Apparel sales may be down significantly from last year, but new data from The NPD Group reveals that retail may be on the rise.
While shoppers understandably tightened their purse strings in the early days of the pandemic, pinching pennies for essential items like food and cleaning supplies, NPD’s numbers show that retail has entered a new phase.
“Apparel was a low priority early in the COVID-19 crisis when consumers were focused on things like groceries and other in-home necessities, but we’re seeing evidence that apparel is once again entering the spending consideration set,” Maria Rugolo, apparel industry analyst at The NPD Group, said.
“Warmer weather is spanning much of the country, allowing consumers to extend their mostly homebound routines to the outdoors, and expanding their apparel needs beyond comfort and above-the-keyboard dressing,” she added.
Though U.S. apparel sales were down 35 percent year over year in the last week of April, that significant decrease represents just half of the impact felt by the sector during the lowest point of the pandemic. With the weather heating up, summer spending is shaping up around seasonal apparel items like shorts and swimwear. These items captured about one-fifth of total spend on clothing—and in fact, beat out sales for this category during the same period last year.

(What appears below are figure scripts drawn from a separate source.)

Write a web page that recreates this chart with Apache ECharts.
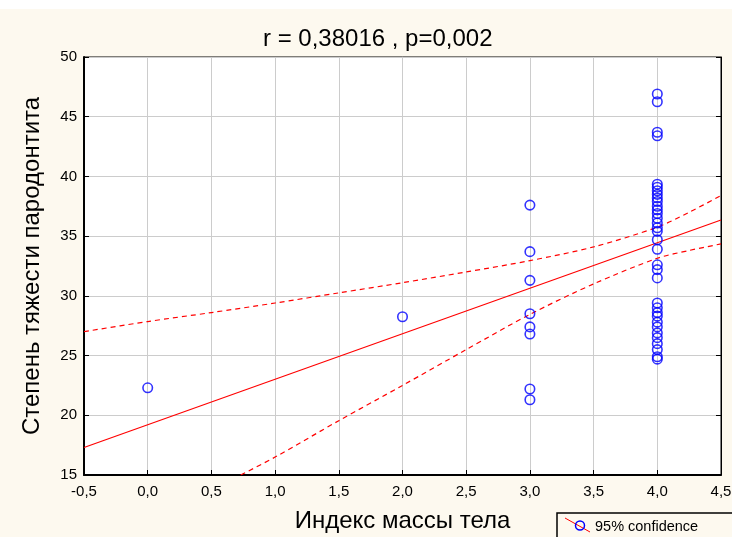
<!DOCTYPE html>
<html lang="ru">
  <head>
    <meta charset="UTF-8" />
    <title>Степень тяжести пародонтита</title>
    <script src="https://cdn.jsdelivr.net/npm/echarts@6/dist/echarts.min.js"></script>
    <style>
      html, body { margin: 0; padding: 0; background: #fdf9ef; }
      #chart { width: 732px; height: 537px; }
    </style>
  </head>
  <body>
    <div id="chart"></div>
    <script>
      // точки: индекс массы тела / степень тяжести
      var bmiX = [
        0, 2,
        3, 3, 3, 3, 3, 3, 3, 3,
        4, 4, 4, 4,
        4, 4, 4, 4, 4, 4, 4, 4, 4, 4, 4, 4, 4, 4, 4,
        4, 4, 4,
        4, 4, 4, 4, 4, 4, 4, 4, 4, 4, 4, 4
      ];
      var severityY = [
        22.3, 28.25,
        37.6, 33.7, 31.3, 28.5, 27.4, 26.8, 22.2, 21.3,
        46.9, 46.25, 43.7, 43.4,
        39.35, 39.1, 38.8, 38.5, 38.2, 37.9, 37.5, 37.2, 36.9, 36.5, 36.1, 35.7, 35.4, 34.7, 33.9,
        32.6, 32.2, 31.5,
        29.4, 29.0, 28.6, 28.3, 27.8, 27.4, 26.9, 26.5, 26.0, 25.5, 24.9, 24.7
      ];
      // линия регрессии
      var fitX = [-0.5, 4.5];
      var fitY = [17.3, 36.35];
      // 95% доверительный интервал
      var upperX = [-0.5, 0, 0.5, 1, 1.5, 2, 2.5, 3, 3.5, 4, 4.25, 4.5];
      var upperY = [27.0, 27.85, 28.6, 29.4, 30.25, 31.1, 32.0, 32.95, 34.1, 35.75, 37.0, 38.4];
      var lowerX = [0.73, 1, 1.5, 2, 2.5, 3, 3.5, 4, 4.25, 4.5];
      var lowerY = [15, 16.5, 19.55, 22.5, 25.5, 28.45, 31.0, 33.15, 33.8, 34.35];

      function pairs(xs, ys) {
        return xs.map(function (x, i) { return [x, ys[i]]; });
      }

      var chart = echarts.init(document.getElementById("chart"));
      var font = "Liberation Sans, Arial, sans-serif";

      var option = {
        backgroundColor: "#fdf9ef",
        animation: false,
        title: {
          text: "r = 0,38016 , p=0,002",
          left: 258,
          top: 22,
          textStyle: { fontFamily: font, fontSize: 24, fontWeight: "normal", color: "#000" }
        },
        grid: {
          left: 84, right: 11, top: 57, bottom: 62,
          containLabel: false, outerBoundsMode: "none",
          show: true, backgroundColor: "#fff", borderColor: "#000", borderWidth: 1
        },
        xAxis: {
          type: "value", min: -0.5, max: 4.5, interval: 0.5,
          name: "Индекс массы тела", nameLocation: "middle", nameGap: 34,
          nameTextStyle: { fontFamily: font, fontSize: 24, color: "#000" },
          axisLine: { onZero: false, lineStyle: { color: "#000", width: 2 } },
          axisTick: { inside: true, length: 5, lineStyle: { color: "#000" } },
          axisLabel: {
            fontFamily: font, fontSize: 15, color: "#000", margin: 9,
            formatter: function (v) { return v.toFixed(1).replace(".", ","); }
          },
          splitLine: { lineStyle: { color: "#cccccc", width: 1 } }
        },
        yAxis: [{
          type: "value", min: 15, max: 50, interval: 5,
          name: "Степень тяжести пародонтита", nameLocation: "middle", nameGap: 40,
          nameTextStyle: { fontFamily: font, fontSize: 24, color: "#000" },
          axisLine: { onZero: false, lineStyle: { color: "#000", width: 2 } },
          axisTick: { inside: true, length: 5, lineStyle: { color: "#000" } },
          axisLabel: { fontFamily: font, fontSize: 15, color: "#000", margin: 7 },
          splitLine: { lineStyle: { color: "#cccccc", width: 1 } }
        }, {
          type: "value", min: 15, max: 50, interval: 5, position: "right",
          axisLine: { show: true, onZero: false, lineStyle: { color: "#000", width: 1 } },
          axisTick: { inside: true, length: 5, lineStyle: { color: "#000" } },
          axisLabel: { show: false },
          splitLine: { show: false }
        }],
        series: [
          {
            type: "line", data: pairs(fitX, fitY), symbol: "none",
            lineStyle: { color: "#ff0000", width: 1.2 }, z: 3
          },
          {
            type: "line", data: pairs(upperX, upperY), symbol: "none", smooth: 0.3,
            lineStyle: { color: "#ff0000", width: 1.2, type: [5, 4] }, z: 3
          },
          {
            type: "line", data: pairs(lowerX, lowerY), symbol: "none", smooth: 0.3,
            lineStyle: { color: "#ff0000", width: 1.2, type: [5, 4] }, z: 3
          },
          {
            type: "scatter", data: pairs(bmiX, severityY),
            symbol: "circle", symbolSize: 9.5,
            itemStyle: { color: "rgba(0,0,0,0)", borderColor: "#0000ff", borderWidth: 1.6 }, z: 4
          }
        ],
        graphic: [
          { type: "rect", left: 0, top: 0, shape: { width: 732, height: 9 }, style: { fill: "#fff" } },
          { type: "rect", shape: { x: 557, y: 513, width: 180, height: 30 },
            style: { fill: "#fdf9ef", stroke: "#000", lineWidth: 1.5 } },
          { type: "line", shape: { x1: 565, y1: 518, x2: 590, y2: 532 },
            style: { stroke: "#ff0000", lineWidth: 1 } },
          { type: "circle", shape: { cx: 580, cy: 525.5, r: 4.5 },
            style: { fill: "none", stroke: "#0000ff", lineWidth: 1.5 } },
          { type: "text", x: 595, y: 526.5,
            style: { text: "95% confidence", font: "14.5px " + font, fill: "#000", verticalAlign: "middle" } }
        ]
      };
      chart.setOption(option);
    </script>
  </body>
</html>
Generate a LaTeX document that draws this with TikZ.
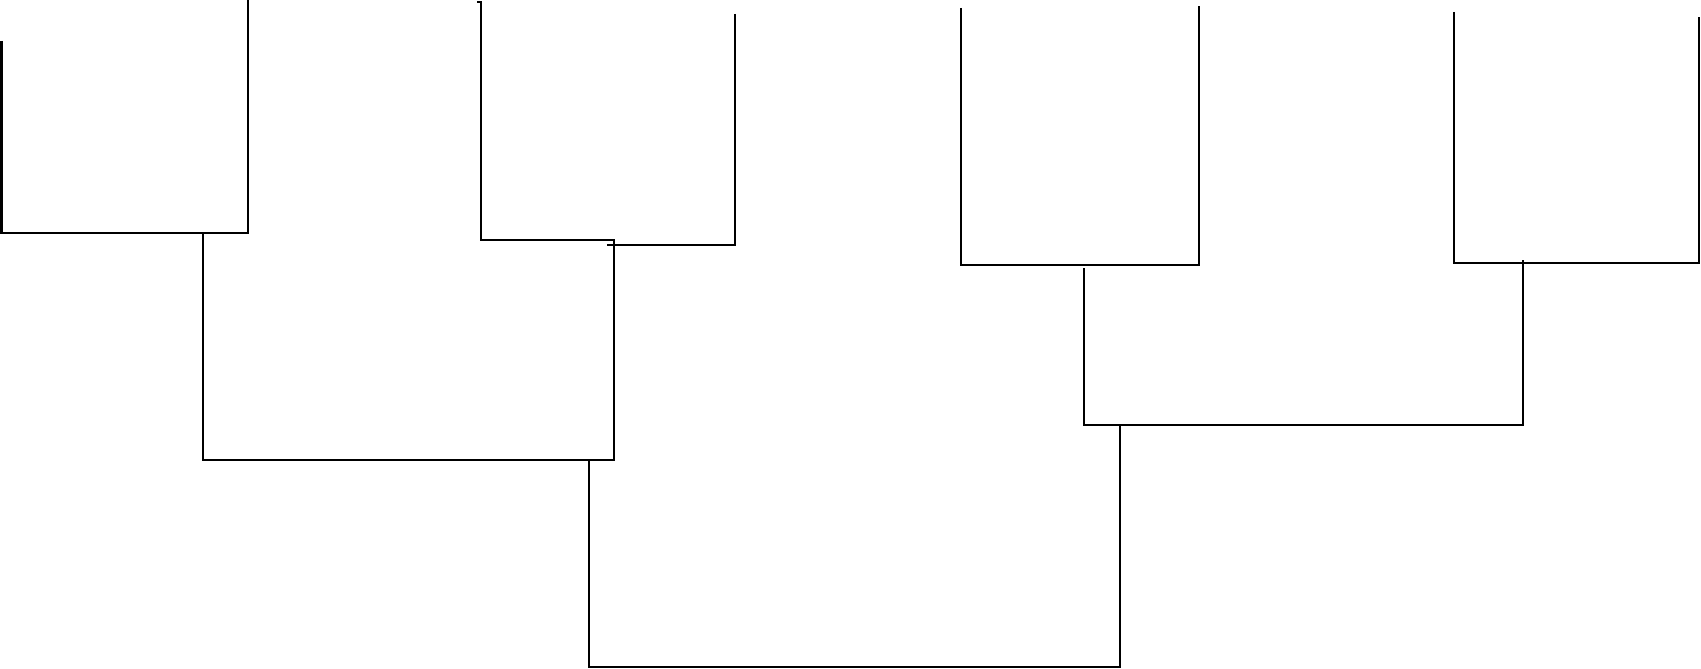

While spending on tailored clothing like suiting and business casual apparel has dropped off since shoppers started working from home, retailers have seen a steady rise in basic apparel categories, like underwear and sleepwear. The category has actually grown year over year, capturing 25 percent of the total apparel market in April compared with 17 percent last year.
Demographically, children’s apparel has seen the softest decline, though still in the double-digits. Clothing sales for kids have captured a higher dollar share of total apparel spend since the beginning of the pandemic, suggesting that while adults are reining in spending on themselves, they still need to outfit their growing families. Though children’s clothing saw weeks of year-over-year declines after the crisis hit, the category reached 2019 spending levels in the last week of April.
“Needs and behaviors will continue to shift with each phase of the country’s reopening and crisis recovery, but it is encouraging to see the consumer demonstrating an interest in adding to their wardrobe,” Rugolo opined. “Tapping into this interest with a focus on needs and an underlying yearning for normalcy will be central to capturing apparel sales along the uncertain road that lies ahead.”